[Rows from a dataset of charts and code]
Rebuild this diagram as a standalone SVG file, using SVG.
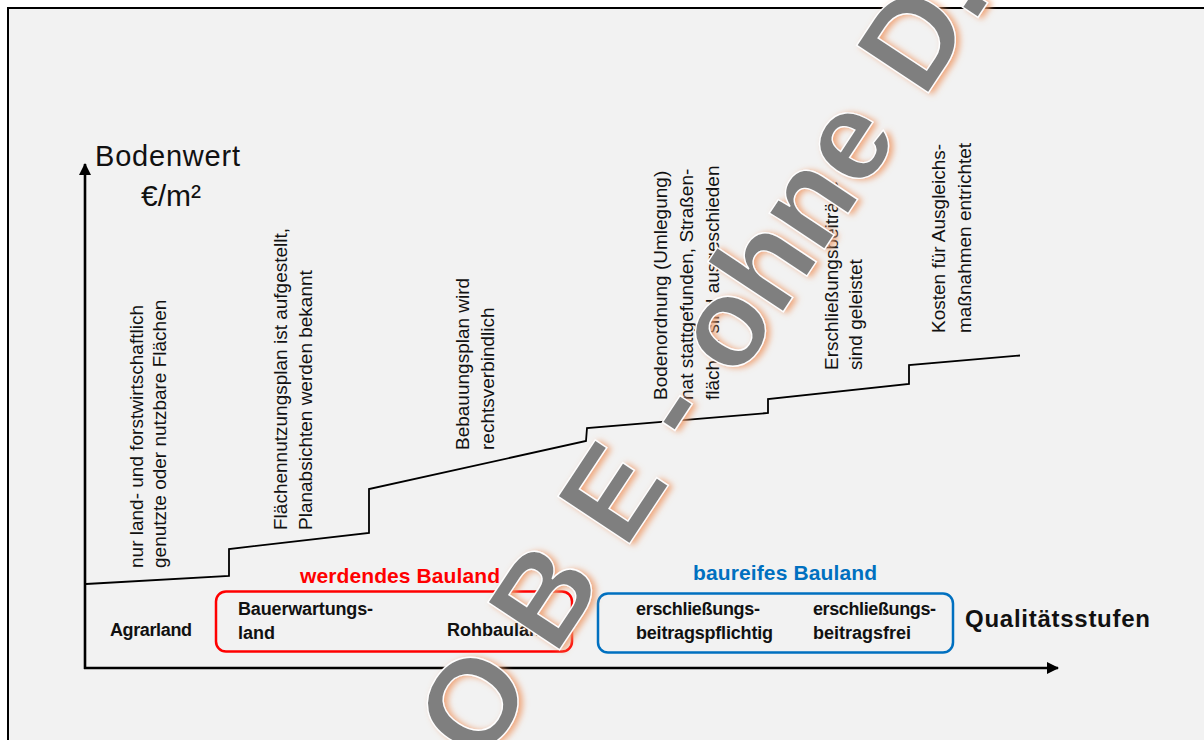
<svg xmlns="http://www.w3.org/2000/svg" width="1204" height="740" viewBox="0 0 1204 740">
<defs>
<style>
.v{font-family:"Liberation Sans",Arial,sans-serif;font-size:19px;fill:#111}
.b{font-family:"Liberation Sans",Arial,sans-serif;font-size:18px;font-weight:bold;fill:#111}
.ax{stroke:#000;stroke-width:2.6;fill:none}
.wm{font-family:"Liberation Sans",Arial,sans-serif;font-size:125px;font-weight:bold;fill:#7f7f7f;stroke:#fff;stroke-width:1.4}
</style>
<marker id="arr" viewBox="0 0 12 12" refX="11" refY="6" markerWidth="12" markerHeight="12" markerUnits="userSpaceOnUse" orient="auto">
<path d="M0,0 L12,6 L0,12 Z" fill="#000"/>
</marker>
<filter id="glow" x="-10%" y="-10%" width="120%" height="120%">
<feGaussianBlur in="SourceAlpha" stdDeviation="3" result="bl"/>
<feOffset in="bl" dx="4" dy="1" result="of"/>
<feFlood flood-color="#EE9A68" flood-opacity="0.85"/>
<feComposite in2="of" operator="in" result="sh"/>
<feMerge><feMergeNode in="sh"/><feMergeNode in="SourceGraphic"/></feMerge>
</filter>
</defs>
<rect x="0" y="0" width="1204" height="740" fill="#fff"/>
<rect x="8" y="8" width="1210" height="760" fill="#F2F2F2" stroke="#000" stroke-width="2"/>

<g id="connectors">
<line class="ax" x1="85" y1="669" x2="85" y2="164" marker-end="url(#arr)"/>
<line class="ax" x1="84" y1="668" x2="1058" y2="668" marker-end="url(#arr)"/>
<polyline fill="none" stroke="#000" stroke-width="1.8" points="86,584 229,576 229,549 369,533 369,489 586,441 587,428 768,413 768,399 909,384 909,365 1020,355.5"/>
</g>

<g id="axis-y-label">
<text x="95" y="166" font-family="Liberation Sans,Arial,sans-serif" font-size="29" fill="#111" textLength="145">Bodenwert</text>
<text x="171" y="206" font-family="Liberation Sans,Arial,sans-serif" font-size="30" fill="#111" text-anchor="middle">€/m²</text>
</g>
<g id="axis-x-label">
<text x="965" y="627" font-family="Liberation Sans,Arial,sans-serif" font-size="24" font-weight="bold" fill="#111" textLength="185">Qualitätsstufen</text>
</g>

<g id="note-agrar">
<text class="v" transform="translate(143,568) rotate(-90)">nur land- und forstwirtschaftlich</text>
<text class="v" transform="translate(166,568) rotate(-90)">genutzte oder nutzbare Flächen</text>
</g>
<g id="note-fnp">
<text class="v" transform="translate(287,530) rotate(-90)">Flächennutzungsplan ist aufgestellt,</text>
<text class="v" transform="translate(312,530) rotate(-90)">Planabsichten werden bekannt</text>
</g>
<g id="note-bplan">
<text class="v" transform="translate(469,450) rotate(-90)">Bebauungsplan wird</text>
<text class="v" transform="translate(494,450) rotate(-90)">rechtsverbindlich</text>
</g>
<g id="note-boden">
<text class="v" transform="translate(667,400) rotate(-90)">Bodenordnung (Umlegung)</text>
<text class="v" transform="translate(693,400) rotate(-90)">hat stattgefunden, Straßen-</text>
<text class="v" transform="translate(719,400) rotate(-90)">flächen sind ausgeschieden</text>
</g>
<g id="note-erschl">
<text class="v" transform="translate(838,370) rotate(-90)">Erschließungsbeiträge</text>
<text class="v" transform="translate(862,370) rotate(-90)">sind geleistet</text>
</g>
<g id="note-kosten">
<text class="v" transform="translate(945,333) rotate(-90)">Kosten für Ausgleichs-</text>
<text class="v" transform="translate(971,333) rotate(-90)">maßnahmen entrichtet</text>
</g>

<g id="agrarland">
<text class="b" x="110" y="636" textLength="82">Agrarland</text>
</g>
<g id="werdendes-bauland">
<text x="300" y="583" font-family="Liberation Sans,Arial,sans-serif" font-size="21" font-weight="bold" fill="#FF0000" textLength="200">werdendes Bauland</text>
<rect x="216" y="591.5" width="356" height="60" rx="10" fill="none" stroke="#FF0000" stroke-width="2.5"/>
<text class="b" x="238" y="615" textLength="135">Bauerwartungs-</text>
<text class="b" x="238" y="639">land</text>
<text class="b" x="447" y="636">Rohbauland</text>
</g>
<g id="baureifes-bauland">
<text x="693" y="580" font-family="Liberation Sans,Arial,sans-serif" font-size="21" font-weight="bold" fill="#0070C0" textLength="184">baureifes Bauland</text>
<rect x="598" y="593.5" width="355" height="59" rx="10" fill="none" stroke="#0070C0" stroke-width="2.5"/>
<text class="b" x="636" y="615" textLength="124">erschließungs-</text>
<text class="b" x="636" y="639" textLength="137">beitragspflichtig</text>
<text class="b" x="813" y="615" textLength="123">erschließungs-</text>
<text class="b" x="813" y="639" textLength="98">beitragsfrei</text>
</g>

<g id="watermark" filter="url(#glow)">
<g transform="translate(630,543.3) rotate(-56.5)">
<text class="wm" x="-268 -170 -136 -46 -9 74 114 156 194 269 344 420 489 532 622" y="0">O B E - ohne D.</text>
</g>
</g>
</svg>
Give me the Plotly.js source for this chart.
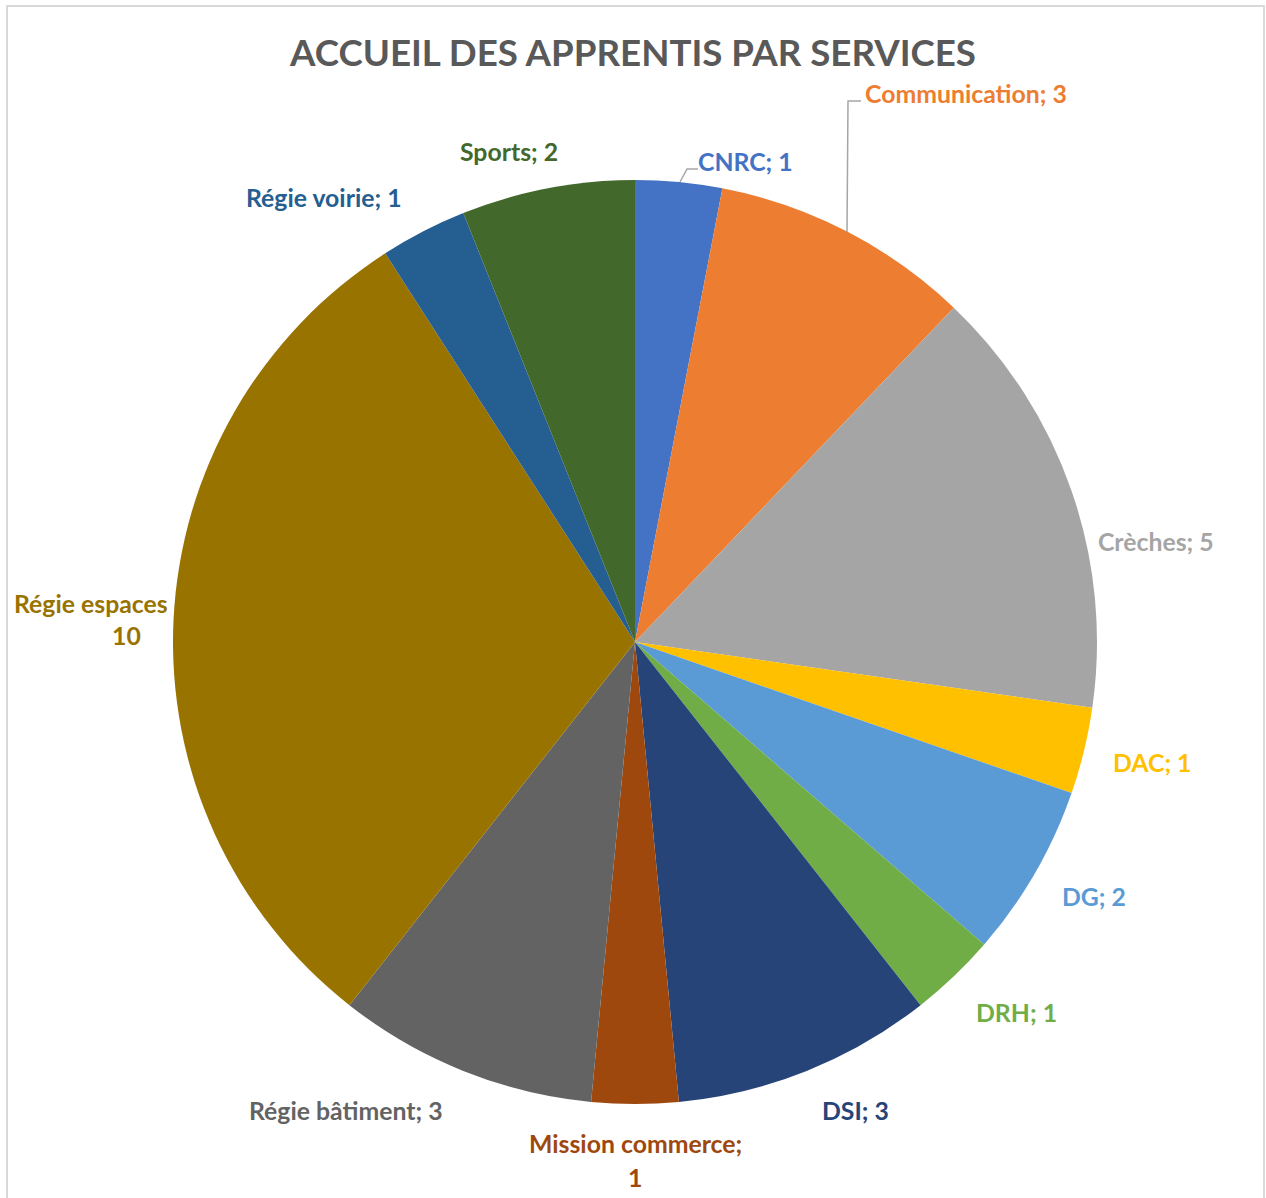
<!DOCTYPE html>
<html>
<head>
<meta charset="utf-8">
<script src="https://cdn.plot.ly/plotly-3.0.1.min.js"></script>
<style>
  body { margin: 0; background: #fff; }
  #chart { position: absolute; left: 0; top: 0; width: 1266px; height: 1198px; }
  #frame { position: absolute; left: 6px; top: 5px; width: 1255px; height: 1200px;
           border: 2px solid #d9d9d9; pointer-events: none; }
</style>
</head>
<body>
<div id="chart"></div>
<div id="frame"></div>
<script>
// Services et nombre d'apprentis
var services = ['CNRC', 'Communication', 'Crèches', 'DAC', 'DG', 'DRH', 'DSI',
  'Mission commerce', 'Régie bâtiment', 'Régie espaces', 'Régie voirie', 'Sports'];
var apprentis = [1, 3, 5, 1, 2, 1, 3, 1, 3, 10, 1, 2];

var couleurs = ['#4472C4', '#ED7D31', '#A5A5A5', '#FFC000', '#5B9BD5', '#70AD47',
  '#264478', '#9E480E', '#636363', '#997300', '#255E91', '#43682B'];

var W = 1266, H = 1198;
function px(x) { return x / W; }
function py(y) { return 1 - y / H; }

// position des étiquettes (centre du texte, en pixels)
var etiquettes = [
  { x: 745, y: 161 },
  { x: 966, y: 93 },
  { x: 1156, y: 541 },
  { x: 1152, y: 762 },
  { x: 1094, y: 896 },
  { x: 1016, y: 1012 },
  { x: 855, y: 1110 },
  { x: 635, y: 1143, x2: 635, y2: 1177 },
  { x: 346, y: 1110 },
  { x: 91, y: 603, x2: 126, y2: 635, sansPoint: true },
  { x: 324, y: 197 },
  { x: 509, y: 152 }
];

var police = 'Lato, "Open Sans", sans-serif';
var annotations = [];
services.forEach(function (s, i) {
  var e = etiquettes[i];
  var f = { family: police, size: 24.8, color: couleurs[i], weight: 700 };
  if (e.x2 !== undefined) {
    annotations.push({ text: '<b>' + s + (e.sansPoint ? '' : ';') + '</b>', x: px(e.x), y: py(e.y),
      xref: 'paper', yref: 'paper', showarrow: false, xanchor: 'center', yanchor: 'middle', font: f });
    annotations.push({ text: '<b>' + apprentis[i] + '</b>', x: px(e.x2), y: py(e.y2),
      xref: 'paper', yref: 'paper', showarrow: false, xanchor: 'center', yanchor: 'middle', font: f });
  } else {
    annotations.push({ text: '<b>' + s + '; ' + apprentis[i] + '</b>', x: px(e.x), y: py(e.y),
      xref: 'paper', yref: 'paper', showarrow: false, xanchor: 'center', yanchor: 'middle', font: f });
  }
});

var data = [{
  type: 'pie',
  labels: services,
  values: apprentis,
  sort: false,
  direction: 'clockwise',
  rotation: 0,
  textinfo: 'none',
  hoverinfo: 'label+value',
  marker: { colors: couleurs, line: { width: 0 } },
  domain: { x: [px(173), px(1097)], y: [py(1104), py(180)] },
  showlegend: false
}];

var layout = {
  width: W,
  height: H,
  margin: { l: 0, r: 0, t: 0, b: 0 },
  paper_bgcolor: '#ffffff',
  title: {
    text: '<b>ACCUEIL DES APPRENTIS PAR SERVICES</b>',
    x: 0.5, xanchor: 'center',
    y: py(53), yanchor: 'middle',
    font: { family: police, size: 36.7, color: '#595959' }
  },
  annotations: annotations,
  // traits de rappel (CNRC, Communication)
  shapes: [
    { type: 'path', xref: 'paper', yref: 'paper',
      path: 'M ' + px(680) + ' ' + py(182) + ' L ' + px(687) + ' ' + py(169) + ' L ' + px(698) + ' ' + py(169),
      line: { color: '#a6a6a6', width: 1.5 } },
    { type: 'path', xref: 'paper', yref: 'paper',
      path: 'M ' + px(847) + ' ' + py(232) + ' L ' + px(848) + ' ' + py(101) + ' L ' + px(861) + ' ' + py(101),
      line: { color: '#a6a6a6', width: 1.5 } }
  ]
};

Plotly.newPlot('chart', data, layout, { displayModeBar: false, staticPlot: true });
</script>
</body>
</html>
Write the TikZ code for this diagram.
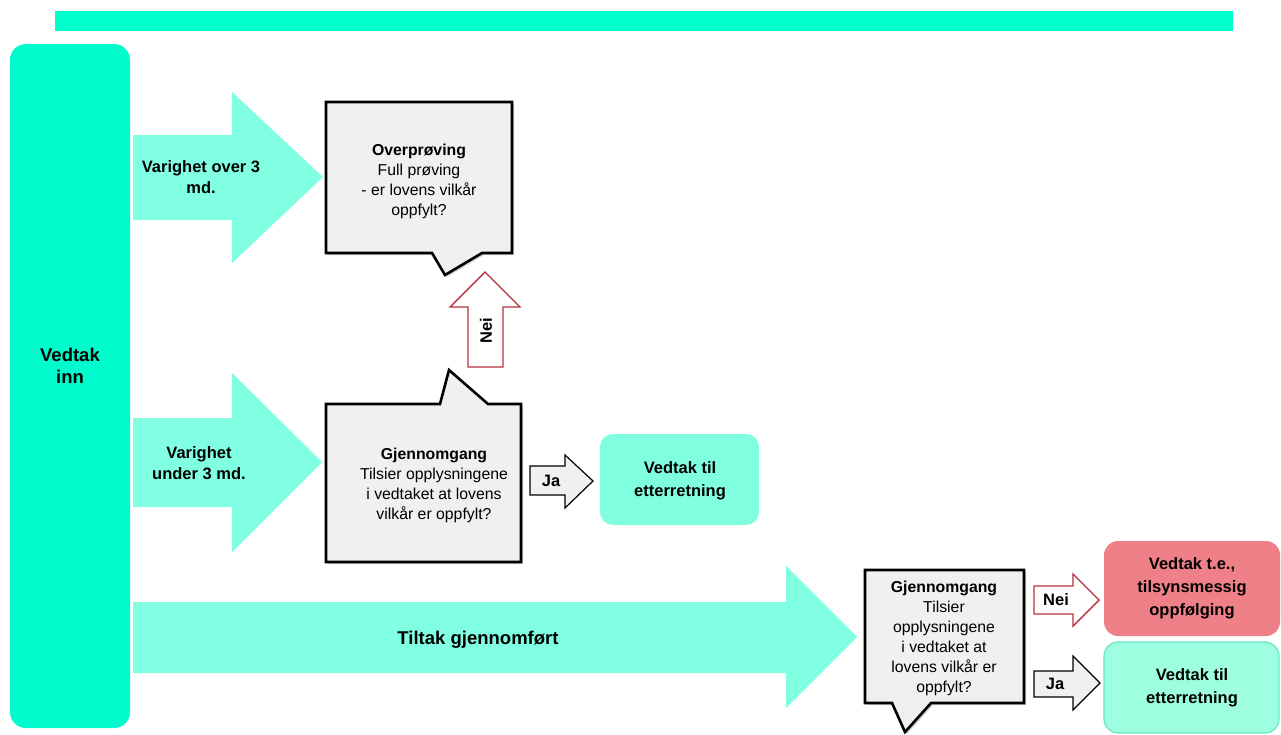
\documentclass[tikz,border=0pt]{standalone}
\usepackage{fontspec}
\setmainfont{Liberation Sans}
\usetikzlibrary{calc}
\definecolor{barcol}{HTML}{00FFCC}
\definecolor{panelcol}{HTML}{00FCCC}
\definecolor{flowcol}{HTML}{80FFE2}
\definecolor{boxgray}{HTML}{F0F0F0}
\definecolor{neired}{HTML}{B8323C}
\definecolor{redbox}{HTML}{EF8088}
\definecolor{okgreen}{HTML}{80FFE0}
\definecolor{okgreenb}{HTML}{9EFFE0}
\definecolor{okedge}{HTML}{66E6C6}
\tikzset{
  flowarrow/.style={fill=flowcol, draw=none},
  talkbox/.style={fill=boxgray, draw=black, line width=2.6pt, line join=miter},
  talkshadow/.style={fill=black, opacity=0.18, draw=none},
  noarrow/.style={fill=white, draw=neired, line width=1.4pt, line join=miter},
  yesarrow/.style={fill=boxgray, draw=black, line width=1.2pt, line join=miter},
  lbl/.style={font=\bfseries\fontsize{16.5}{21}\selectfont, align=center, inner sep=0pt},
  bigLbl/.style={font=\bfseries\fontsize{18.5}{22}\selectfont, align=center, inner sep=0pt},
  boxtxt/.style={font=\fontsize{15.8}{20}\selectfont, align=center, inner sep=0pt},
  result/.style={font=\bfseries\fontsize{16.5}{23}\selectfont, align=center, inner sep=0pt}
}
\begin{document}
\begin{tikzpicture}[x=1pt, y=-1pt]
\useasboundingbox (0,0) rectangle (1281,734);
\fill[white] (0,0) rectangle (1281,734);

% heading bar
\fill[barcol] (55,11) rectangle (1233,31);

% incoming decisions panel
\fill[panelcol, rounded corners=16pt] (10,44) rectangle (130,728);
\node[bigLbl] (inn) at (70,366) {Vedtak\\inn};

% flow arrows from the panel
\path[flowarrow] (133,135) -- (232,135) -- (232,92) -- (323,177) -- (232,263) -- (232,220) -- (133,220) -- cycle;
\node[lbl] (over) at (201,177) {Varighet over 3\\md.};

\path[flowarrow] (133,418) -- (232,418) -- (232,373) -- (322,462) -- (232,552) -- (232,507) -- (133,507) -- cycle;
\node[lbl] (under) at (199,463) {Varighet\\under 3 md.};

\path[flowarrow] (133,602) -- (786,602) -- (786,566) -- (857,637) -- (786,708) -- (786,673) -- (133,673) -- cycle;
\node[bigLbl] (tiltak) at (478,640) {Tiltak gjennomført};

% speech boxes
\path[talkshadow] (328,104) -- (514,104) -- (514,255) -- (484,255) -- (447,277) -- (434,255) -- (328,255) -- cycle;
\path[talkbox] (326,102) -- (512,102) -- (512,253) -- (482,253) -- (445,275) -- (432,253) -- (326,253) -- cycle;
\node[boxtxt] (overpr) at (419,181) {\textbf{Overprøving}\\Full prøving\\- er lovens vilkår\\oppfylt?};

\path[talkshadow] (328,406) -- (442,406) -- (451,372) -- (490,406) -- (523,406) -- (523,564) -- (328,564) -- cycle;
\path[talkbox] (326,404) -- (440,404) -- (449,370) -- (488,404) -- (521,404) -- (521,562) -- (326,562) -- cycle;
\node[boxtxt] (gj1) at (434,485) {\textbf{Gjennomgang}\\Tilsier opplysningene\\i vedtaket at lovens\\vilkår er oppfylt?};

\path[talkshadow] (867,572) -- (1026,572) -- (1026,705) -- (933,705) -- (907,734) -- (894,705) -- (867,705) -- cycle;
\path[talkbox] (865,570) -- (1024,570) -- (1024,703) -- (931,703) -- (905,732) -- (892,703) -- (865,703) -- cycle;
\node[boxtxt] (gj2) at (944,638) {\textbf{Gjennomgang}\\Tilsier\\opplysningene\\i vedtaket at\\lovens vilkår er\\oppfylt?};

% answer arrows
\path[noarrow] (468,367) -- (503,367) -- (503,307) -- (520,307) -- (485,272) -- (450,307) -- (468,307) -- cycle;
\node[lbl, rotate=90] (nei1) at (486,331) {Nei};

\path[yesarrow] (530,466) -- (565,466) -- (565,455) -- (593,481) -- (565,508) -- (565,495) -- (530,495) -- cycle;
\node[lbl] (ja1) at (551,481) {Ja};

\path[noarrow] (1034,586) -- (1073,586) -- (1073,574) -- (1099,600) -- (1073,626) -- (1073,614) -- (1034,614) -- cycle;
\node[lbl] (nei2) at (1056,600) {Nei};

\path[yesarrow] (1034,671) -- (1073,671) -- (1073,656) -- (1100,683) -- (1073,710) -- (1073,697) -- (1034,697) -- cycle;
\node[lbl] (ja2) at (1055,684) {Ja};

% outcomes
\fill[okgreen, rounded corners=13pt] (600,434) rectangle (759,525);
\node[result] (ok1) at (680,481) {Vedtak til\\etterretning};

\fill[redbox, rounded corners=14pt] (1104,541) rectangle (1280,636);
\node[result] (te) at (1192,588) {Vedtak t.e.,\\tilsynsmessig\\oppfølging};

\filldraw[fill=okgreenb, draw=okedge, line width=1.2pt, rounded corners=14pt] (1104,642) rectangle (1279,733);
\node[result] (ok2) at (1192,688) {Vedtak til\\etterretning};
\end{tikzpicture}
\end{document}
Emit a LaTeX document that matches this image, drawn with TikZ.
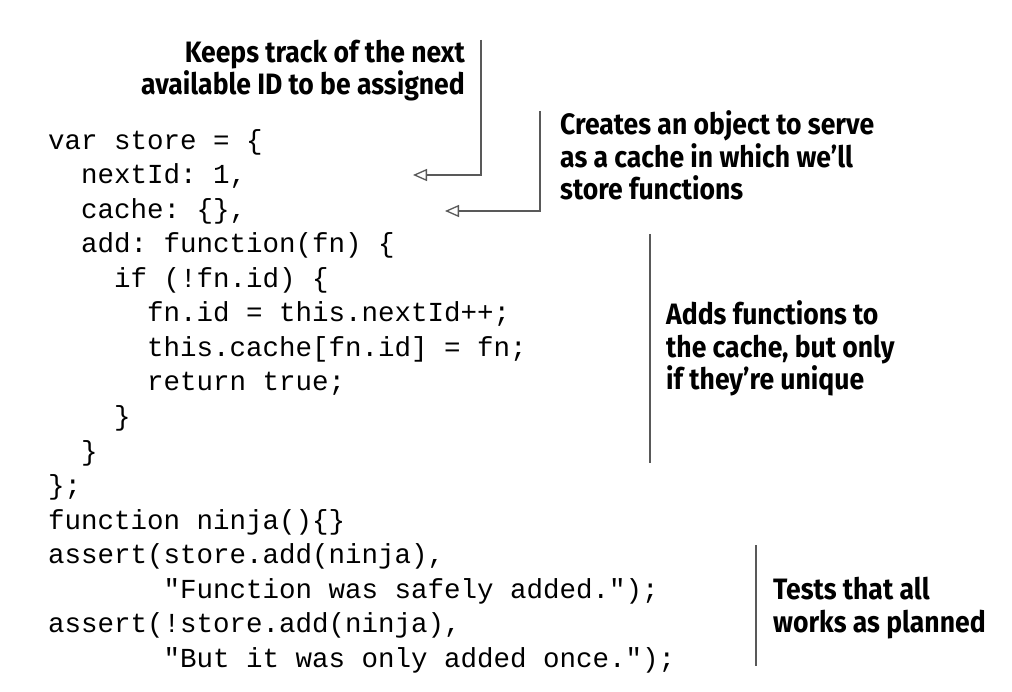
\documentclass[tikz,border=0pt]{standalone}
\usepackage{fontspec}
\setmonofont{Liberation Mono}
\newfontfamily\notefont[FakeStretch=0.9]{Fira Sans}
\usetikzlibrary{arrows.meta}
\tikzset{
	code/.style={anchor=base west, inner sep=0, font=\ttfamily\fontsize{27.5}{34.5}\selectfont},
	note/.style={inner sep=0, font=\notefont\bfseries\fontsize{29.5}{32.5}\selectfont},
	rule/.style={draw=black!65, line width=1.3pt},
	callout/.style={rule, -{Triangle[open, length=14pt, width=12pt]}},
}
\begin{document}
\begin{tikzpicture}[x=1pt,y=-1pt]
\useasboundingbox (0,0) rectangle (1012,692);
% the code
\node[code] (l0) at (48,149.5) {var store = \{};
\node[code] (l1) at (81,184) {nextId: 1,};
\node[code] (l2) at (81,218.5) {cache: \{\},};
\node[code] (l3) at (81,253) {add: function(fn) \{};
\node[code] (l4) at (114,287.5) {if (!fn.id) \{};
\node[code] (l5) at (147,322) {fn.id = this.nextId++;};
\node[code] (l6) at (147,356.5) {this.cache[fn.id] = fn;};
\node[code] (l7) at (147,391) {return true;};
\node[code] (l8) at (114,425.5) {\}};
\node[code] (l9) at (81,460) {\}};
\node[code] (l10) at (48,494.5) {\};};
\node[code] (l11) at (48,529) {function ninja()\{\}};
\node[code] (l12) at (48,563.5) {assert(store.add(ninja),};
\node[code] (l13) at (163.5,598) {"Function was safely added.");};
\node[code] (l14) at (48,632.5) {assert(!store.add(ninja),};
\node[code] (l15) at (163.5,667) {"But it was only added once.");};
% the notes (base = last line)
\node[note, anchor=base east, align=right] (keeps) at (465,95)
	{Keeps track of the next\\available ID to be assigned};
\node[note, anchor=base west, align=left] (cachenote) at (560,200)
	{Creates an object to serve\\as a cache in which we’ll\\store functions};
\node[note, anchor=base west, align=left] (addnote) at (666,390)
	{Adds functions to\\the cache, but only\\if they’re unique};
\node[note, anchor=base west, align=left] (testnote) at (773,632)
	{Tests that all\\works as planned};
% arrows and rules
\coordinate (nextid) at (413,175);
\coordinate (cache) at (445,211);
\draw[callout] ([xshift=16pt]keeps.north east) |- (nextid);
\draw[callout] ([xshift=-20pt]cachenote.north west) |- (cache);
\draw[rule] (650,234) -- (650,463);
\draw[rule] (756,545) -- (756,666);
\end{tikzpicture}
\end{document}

* [Written problem]:
Using the entries above, transcribe every line from the line containing "Write the TikZ code for this diagram." through the line containing "(inn) at (70,366)". Do not copy pictures.

* [Output for this task]:
Write the TikZ code for this diagram.
\documentclass[tikz,border=0pt]{standalone}
\usepackage{fontspec}
\setmainfont{Liberation Sans}
\usetikzlibrary{calc}
\definecolor{barcol}{HTML}{00FFCC}
\definecolor{panelcol}{HTML}{00FCCC}
\definecolor{flowcol}{HTML}{80FFE2}
\definecolor{boxgray}{HTML}{F0F0F0}
\definecolor{neired}{HTML}{B8323C}
\definecolor{redbox}{HTML}{EF8088}
\definecolor{okgreen}{HTML}{80FFE0}
\definecolor{okgreenb}{HTML}{9EFFE0}
\definecolor{okedge}{HTML}{66E6C6}
\tikzset{
  flowarrow/.style={fill=flowcol, draw=none},
  talkbox/.style={fill=boxgray, draw=black, line width=2.6pt, line join=miter},
  talkshadow/.style={fill=black, opacity=0.18, draw=none},
  noarrow/.style={fill=white, draw=neired, line width=1.4pt, line join=miter},
  yesarrow/.style={fill=boxgray, draw=black, line width=1.2pt, line join=miter},
  lbl/.style={font=\bfseries\fontsize{16.5}{21}\selectfont, align=center, inner sep=0pt},
  bigLbl/.style={font=\bfseries\fontsize{18.5}{22}\selectfont, align=center, inner sep=0pt},
  boxtxt/.style={font=\fontsize{15.8}{20}\selectfont, align=center, inner sep=0pt},
  result/.style={font=\bfseries\fontsize{16.5}{23}\selectfont, align=center, inner sep=0pt}
}
\begin{document}
\begin{tikzpicture}[x=1pt, y=-1pt]
\useasboundingbox (0,0) rectangle (1281,734);
\fill[white] (0,0) rectangle (1281,734);

% heading bar
\fill[barcol] (55,11) rectangle (1233,31);

% incoming decisions panel
\fill[panelcol, rounded corners=16pt] (10,44) rectangle (130,728);
\node[bigLbl] (inn) at (70,366) {Vedtak\\inn};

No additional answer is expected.